Téléchargez la note conjoncturelle de la FFB en cliquant ici.
Le plan de relance proposé par la FFB
Rénovation énergétique
- La mesure phare : dynamiser très fortement les travaux de performance énergétique globale en portant CITE/MaPrimeRénov’ à 400 €/ m² pour tous les ménages.
- En complément dans CITE/MaPrimeRénov’ :
- diminution du reste à charge pour les ménages modestes (400 €) et très modestes (200 €) ;
- réintégration des déciles 9 et 10 ;
- réintégration des chaudières au gaz THPE ;
- ouverture aux résidences secondaires en Zone de revitalisation rurale (ZRR).
- Surcoût budgétaire : 1,9 Md€ par an.
Rénovation énergétique
- CEE :
- « coup de pouce » pour la rénovation globale des maisons individuelles ⇒ aide relevée d'environ 50 €/m² à 200 €/m² ;
- financement d'un nouveau Contrat d'accompagnement énergétique (CAE), permettant de suivre et conseiller un client après rénovation énergétique.
- TVA à 5,5% pour tous les travaux (1,4 Md€ par an).
Accession à la propriété
- Rétablir un PTZ à 40 % du montant d'opération :
- pour les zones B2 et C dans le neuf ;
- pour les zones A et B1 dans l'ancien avec travaux.
- Porter la quotité à 60 % toutes zones si atteinte d'une performance énergétique « supérieure » :
- pour les constructions : « label RE 2020 » à définir ;
- pour les rénovations : saut de 2 classes du Diagnostic de performance énergétique (DPE) après travaux.
- Surcoût budgétaire : 0,6 Md€ par an.
Investissement locatif privé
- Remplacer fiscalité confiscatoire + dispositifs fiscaux dérogatoires par un système de droit commun général, durable, simple et lisible :
- amortissement du prix d'acquisition du bâti sur 50 ans (2% l'an) dans le neuf et l'existant, pour le stock et le flux + amortissement accéléré sur 20 ans (5% l'an) si atteinte du « label RE 2020 » en neuf ;
- amortissement des travaux sur 15 ans + amortissement accéléré sur 10 ans si saut de deux classes DPE ;
- déductibilité du revenu locatif brut des intérêts d'emprunt (sans limite), des petits travaux et des charges locatives ;
- déficit foncier imputable sans limite sur le revenu global positif.
- Économie budgétaire : 0,5 Md€ par an.
Non résidentiel
- Suramortissement pour la construction de bâtiments non résidentiels privés.
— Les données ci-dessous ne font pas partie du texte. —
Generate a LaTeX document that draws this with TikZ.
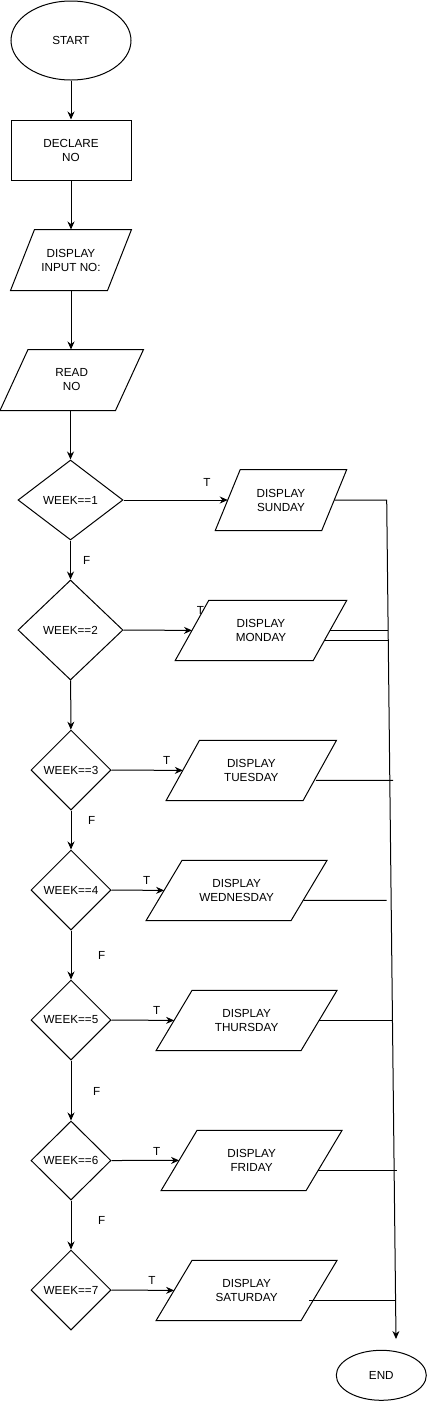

- Majoration de 1 milliard d'euros de la Dotation d'équipement des territoires ruraux (DETR), notamment pour accompagner le déploiement de centres de collecte des déchets professionnels.
- Lancement d'un grand plan EHPAD.
Mesures d'accompagnement
- Obtenir l'assouplissement des deux recommandations du Haut Conseil de stabilité financière (taux d'effort < 33% et prêts immobiliers < 25 ans).
- Définir clairement ce qui est visé dans la lutte contre l'artificialisation.
- Choc de simplification administrative :
- division par deux des délais d'instruction des permis bloqués;
- accélération de la dématérialisation des permis ;
- création d'un permis déclaratif dans un périmètre sous permis d'aménager ou en zone d'aménagement concerté ;
- relèvement à 100.000 euros du seuil des appels d'offre.